On February 16, 1972, something far bigger than a concert unfolded in Perth, Western Australia.
That evening, Led Zeppelin stepped onto an Australian stage for the very first time, making their long-awaited debut at Subiaco Oval. What should have been a straightforward tour opening instead became one of the most intense and talked-about nights in the nation’s music history.
From early afternoon, it was clear this would not be an ordinary event. Inside the stadium, ticket holders filtered in, buzzing with anticipation. Outside, the crowd kept growing. Thousands had traveled across the country hoping to witness the band whose records had already become near-mythical. By early evening, more than 4,000 fans without tickets had gathered around the locked gates, refusing to leave.
The mood outside shifted quickly from excitement to desperation. With no remaining tickets and no clear way inside, groups began pressing forward. Police were called as the crowd swelled beyond control.
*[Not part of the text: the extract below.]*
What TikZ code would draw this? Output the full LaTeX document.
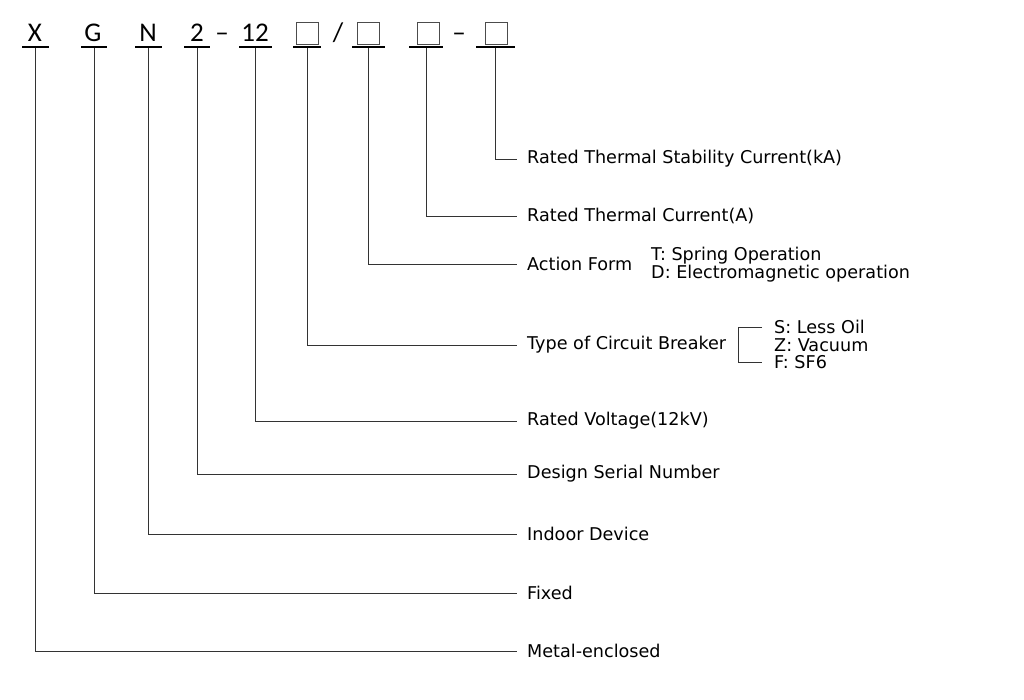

Witnesses later described the sound of bodies hitting metal barriers, the gates visibly shaking, and officers struggling to maintain order as hundreds surged forward at once, convinced that this was a moment they could not afford to miss.
Inside the venue, the band prepared to perform. Robert Plant, Jimmy Page, John Paul Jones, and John Bonham were unaware that just meters away, their arrival had ignited a scene bordering on collapse. The irony was impossible to ignore: while one of the most powerful rock bands in the world tuned their instruments, the sheer force of their popularity was testing the limits of public order.
Eventually, parts of the outer fencing gave way. Fans spilled forward, some managing to force their way inside, others restrained by police amid confusion and shouting. It was chaotic, frightening, and unforgettable. Yet for many who were there, it also felt historic — a sign that rock music had reached a level of cultural impact Australia had never experienced before.
When the music finally began inside Subiaco Oval, it landed in a charged atmosphere unlike anything the band had encountered on previous tours. Those who witnessed the performance recalled an intensity that matched the turmoil outside. This was not simply a band playing songs; it was the arrival of a movement, raw and uncontrollable, demanding space.
In the days that followed, newspapers debated responsibility. Was it poor organization, inadequate security, or simply underestimating the devotion of Zeppelin fans? The answer mattered less than the outcome. That night rewrote the rules for major rock tours in Australia. Crowd control, ticketing, and venue planning would never be handled the same way again.
For Australian fans, February 16, 1972 became a dividing line. Before it, rock concerts were events. After it, they were phenomena. And for Led Zeppelin, it marked the moment they understood that their music no longer belonged only to the stage — it had escaped into the streets.
Decades later, the story still circulates among those who were there, told with equal parts pride and disbelief. Not because of what happened inside the stadium, but because of what happened outside the gates — when rock music proved it could no longer be contained.